Over time, these conversation-level captures build a competitive database that's richer and more current than any static document. When you need to prep for a call where the same competitor might come up, ask Mem Chat: "What have prospects said about [competitor] in the last three months?" You get a synthesis of real objections, real comparisons, and real concerns -- not hypothetical positioning.

Keeping Battlecards Fresh

The fundamental problem with traditional battlecards is staleness. Competitors ship new features, change pricing, and pivot positioning. A battlecard created in January is partially wrong by March and dangerously wrong by June.

AI notes solve the freshness problem because the "battlecard" is continuously updated by your actual conversations. Every call that mentions a competitor adds new data. Every article you clip about a competitor's product update adds context. Every win or loss story adds evidence.

When you need the latest view, ask Mem: "What's our current competitive position against [competitor]?" The answer reflects everything captured up to that moment -- not what someone remembered to update in a static doc.

You can also use the Web Clipper to save competitor product pages, pricing changes, customer reviews, and analyst reports. These get folded into the same knowledge base and surface when relevant. Learn how to set up the Chrome Extension to capture competitive intel as you browse.

Mid-Call Competitive Intelligence

The highest-value moment for competitive intelligence is during the call itself -- and that's exactly when static battlecards fail. You can't pause a conversation to search through a PDF.
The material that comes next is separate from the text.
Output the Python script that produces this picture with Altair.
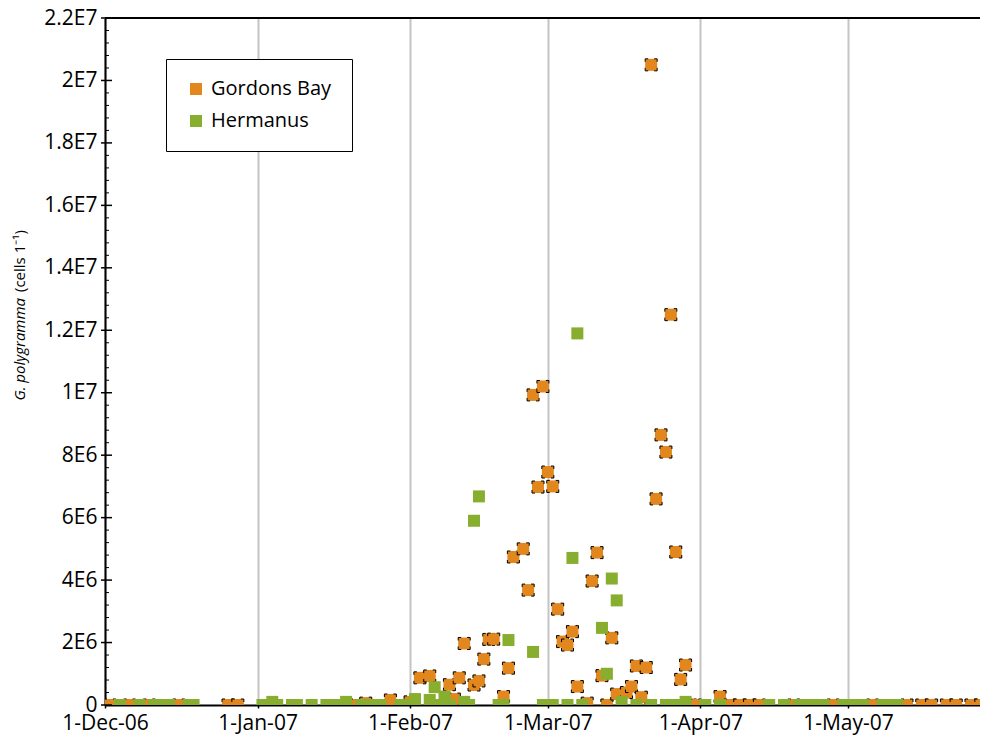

With AI notes, you can ask a quick question between topics: "What's our main differentiator against [competitor] for enterprise accounts?" and get an instant answer informed by your own wins, your team's conversations, and the articles you've saved. This turns your notes into a real-time competitive co-pilot.

For sales teams managing complex deal cycles, this workflow compounds. A rep who captures competitive mentions across twenty calls has a richer competitive picture than any analyst working from public information alone. Explore our guide on discovery calls for more on capturing call intelligence.

Win/Loss Analysis from Notes

Every won and lost deal contains competitive lessons. But formal win/loss analysis is rare because it requires someone to interview the rep, document the findings, and distribute the results. That almost never happens.

With captured call notes, the win/loss analysis happens automatically. Ask Mem: "In deals where [competitor] was involved, what were the deciding factors?" or "What did we hear from prospects who chose [competitor] over us?" This surfaces patterns that would take weeks to compile manually -- and it includes the nuance that formal win/loss interviews often miss.

These insights inform not just sales tactics but product strategy. If prospects consistently mention a competitor feature your product doesn't have, that's a product gap worth flagging. If prospects consistently cite a strength the market doesn't know about, that's a marketing opportunity.

Team-Wide Competitive Intelligence

The most powerful competitive systems aren't maintained by one person -- they emerge from the entire team's captured conversations. When every rep captures competitive mentions in their call debriefs, the collective intelligence grows fast.

A sales leader can ask Mem: "How are competitive dynamics changing this quarter?" and get a synthesis drawn from dozens of calls across the team. This replaces the monthly competitive update meeting with always-current intelligence. For more on building account plans that incorporate competitive context, see that guide.

Getting Started

  1. After your next call where a competitor is mentioned, record a voice debrief with the specifics

  2. Before your next call with a similar prospect, ask Mem what you know about that competitor

  3. Weekly, ask Mem to summarize competitive trends from your recent conversations

Competitive intelligence isn't a document. It's a living body of knowledge that grows with every conversation. The teams that capture it win more deals -- because they walk into every call already knowing what the prospect is comparing them to.